Evet, filmimiz bir hayatta kalma ve yeniden doğma öyküsü. Kendini Hubble’ın içine attıktan sonra cenin pozisyonunu alan, ardından yaşadığı ‘ateş’li bir sekansın akabinde yaşam savaşı veren ve en sonunda suda yeniden doğarak toprağı kucaklayan Ryan, sonrasında emeklemeye, en sonunda ise yürümeye başlıyor. Özellikle uzaydaki sahnelerde tutunma, kavrama, sarılma gibi eylemleri sıklıkla kullanan Cuaron, baş karakterinin yaşama tutunmasını son derece başarılı bir biçimde seyircisine aktarıyor. 


Büyük bir hayranı olmasam da, filmi sırtlayan Sandra Bullock besbelli rolüne çok iyi hazırlanmış ve iyi bir iş çıkarmış. Film öncesi yönetmenle nefes çalışmaları yapmış olan Bullock (Ki karakterin nefes alıp verişleri tıpkı sesler gibi çok iyi kullanılmış), karakterine bir kahraman havası vermekten ziyade, Ryan Stone’un geçmişindeki havadislere, onun güçlü ve zayıf yönlerinin ortaya çıkmasına neden olan olaylara yoğunlaşarak karakterini etkin hale getirmiş. Çok fazla rolü yok ama, karizmatik oyuncu George Clooney de görüldüğü her sahnede kendisinden bekleneni veriyor. 

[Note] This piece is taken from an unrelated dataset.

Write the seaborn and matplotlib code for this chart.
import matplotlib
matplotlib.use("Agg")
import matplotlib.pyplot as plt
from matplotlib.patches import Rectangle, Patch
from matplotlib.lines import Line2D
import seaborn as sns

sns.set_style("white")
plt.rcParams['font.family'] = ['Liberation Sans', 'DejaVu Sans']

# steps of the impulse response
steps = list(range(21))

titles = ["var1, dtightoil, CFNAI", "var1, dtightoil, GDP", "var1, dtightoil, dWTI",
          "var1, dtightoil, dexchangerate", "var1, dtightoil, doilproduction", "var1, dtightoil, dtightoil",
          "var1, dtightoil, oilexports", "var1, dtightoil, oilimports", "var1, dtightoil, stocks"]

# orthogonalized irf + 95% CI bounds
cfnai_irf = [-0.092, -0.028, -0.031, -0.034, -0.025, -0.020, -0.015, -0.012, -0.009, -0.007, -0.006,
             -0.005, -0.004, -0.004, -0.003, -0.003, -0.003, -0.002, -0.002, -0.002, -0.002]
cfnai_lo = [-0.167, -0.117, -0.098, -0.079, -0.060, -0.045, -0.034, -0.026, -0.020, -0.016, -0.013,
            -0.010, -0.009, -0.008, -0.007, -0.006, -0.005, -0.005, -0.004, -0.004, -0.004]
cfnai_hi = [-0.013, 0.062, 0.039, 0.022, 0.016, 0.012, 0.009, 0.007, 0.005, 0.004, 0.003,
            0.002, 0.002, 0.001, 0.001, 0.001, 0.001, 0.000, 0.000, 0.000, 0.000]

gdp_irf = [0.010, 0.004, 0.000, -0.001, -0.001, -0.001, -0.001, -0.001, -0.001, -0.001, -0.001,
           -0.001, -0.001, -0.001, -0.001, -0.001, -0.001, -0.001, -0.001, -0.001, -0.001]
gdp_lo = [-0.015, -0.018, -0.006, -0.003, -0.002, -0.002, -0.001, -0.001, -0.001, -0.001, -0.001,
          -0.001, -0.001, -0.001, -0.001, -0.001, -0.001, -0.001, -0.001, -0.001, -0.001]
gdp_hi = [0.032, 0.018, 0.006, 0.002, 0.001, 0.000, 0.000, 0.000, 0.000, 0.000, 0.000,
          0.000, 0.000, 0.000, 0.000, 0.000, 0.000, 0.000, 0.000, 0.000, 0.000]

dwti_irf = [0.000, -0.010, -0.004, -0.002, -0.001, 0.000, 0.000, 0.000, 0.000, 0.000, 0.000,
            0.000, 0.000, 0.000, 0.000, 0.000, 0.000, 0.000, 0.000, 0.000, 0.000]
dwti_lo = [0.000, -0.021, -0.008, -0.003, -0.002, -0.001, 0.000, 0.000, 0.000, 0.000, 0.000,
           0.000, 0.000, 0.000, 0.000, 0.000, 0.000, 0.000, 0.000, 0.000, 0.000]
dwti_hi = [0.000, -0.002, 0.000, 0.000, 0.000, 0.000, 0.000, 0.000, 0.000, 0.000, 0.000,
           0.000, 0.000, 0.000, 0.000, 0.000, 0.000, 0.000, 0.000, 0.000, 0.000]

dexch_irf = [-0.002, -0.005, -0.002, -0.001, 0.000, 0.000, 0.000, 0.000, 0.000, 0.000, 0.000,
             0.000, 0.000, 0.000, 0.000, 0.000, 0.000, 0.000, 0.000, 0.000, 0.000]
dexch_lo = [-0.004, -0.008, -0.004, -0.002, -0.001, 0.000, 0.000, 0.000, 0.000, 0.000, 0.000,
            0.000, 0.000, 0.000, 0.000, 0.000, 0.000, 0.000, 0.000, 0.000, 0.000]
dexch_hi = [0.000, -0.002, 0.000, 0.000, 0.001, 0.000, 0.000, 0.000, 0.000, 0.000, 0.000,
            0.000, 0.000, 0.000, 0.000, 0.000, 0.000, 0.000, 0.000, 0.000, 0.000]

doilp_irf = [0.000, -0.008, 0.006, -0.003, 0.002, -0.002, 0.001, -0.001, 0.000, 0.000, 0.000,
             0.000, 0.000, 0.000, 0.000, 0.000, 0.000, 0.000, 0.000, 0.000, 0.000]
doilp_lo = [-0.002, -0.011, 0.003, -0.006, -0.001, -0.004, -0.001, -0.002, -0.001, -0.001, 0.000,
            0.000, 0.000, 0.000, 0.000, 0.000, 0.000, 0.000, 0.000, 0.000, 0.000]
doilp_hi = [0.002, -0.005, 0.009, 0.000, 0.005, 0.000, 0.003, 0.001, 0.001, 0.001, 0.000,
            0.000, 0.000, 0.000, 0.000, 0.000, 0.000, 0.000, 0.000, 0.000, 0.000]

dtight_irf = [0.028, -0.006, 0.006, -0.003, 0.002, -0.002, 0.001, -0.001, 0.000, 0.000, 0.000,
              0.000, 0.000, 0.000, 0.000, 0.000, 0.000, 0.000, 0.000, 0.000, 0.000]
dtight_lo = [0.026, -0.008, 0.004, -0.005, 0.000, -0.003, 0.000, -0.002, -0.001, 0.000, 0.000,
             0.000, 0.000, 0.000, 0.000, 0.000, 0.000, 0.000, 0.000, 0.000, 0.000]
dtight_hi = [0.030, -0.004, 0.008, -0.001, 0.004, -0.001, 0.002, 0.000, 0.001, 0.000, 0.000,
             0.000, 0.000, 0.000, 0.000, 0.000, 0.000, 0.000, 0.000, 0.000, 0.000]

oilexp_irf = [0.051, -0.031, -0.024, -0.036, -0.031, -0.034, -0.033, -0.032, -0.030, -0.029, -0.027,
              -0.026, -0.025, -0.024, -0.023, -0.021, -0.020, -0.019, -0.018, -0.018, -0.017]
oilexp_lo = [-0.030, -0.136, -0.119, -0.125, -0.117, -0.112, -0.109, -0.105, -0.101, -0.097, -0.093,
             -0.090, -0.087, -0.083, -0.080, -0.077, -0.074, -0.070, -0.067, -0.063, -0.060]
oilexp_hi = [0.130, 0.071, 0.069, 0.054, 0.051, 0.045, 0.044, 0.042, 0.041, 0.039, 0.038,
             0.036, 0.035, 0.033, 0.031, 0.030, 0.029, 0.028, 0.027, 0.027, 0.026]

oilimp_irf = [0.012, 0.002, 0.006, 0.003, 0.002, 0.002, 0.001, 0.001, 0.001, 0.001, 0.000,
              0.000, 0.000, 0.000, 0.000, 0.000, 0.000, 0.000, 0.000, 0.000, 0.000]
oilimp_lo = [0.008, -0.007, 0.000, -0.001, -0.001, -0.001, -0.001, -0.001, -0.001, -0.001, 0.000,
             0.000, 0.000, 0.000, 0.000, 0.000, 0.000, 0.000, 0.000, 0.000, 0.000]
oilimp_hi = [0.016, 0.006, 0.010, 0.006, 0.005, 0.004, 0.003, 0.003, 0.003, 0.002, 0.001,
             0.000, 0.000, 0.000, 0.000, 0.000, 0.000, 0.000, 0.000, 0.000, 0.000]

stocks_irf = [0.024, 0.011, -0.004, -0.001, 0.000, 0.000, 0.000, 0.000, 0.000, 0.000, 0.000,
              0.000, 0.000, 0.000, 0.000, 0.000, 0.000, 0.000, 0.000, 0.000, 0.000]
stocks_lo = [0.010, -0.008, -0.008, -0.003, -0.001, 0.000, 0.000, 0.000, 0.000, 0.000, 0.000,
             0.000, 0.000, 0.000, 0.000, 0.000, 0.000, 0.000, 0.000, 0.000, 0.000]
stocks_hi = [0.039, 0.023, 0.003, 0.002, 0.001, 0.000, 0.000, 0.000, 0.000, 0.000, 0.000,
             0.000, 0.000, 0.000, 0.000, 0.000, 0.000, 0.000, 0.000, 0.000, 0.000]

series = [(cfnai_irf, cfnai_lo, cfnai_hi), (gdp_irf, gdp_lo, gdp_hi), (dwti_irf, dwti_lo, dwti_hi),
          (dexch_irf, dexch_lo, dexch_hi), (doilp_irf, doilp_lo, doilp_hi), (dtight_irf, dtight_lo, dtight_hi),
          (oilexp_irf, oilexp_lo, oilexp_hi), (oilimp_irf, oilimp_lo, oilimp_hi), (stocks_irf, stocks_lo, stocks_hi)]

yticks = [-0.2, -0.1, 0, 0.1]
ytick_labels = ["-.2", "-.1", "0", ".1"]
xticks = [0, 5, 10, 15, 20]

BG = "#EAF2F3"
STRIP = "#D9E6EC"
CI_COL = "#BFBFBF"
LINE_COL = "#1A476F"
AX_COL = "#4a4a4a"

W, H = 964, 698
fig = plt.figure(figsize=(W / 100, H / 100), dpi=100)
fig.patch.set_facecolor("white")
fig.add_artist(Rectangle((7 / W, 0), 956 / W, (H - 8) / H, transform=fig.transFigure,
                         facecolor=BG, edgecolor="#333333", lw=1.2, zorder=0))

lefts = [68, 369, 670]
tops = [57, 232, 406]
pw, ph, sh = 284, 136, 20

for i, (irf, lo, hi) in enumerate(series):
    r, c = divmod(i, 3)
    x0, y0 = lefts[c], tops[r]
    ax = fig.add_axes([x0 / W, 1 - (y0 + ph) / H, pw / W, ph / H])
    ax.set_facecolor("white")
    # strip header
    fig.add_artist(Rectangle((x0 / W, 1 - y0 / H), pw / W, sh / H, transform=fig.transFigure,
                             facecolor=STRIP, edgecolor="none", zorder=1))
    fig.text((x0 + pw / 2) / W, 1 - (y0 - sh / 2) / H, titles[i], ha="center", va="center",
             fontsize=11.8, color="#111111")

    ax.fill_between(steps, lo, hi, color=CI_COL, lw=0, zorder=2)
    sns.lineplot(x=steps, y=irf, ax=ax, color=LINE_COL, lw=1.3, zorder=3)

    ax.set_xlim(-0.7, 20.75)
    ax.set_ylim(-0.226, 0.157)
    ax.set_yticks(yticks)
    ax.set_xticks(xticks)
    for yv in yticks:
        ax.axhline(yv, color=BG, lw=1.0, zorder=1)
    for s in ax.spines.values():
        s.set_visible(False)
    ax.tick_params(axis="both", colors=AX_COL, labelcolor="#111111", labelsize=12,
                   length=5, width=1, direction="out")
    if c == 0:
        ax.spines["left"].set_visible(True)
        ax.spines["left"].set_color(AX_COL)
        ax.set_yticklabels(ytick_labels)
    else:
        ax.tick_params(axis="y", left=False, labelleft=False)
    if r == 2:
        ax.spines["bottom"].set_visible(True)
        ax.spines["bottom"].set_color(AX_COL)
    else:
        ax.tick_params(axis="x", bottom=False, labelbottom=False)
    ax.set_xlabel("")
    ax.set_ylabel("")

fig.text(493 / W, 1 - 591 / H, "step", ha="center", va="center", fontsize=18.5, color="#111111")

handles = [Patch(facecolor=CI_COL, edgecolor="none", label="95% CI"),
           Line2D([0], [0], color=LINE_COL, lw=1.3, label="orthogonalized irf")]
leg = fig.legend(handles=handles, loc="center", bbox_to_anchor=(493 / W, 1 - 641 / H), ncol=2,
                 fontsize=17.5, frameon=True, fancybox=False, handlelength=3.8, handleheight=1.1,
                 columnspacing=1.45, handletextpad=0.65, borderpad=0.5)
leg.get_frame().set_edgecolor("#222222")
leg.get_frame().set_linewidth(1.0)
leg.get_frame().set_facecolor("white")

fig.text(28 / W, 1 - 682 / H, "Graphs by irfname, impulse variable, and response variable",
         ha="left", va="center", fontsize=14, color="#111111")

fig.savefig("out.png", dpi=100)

İnanılmaz derecede başarılı bir görüntü yönetimine, harika müzik kullanımına ve ses kurgusuna (Boşluktaki sessizlik, kapılar ve kapakları açıp/kapatınca değişen ortam gibi detaylar) sahip “Gravity”, sonu biraz aceleye gelmiş gibi dursa da, bu yıl izlenebilecek en iyi işlerden biri, belki de en iyisi. Ve kesinlikle sinemada, üç boyutlu izlenmesi gerekiyor. Tavsiyemiz hala gösterimdeyken kendisini kaçırmamanız.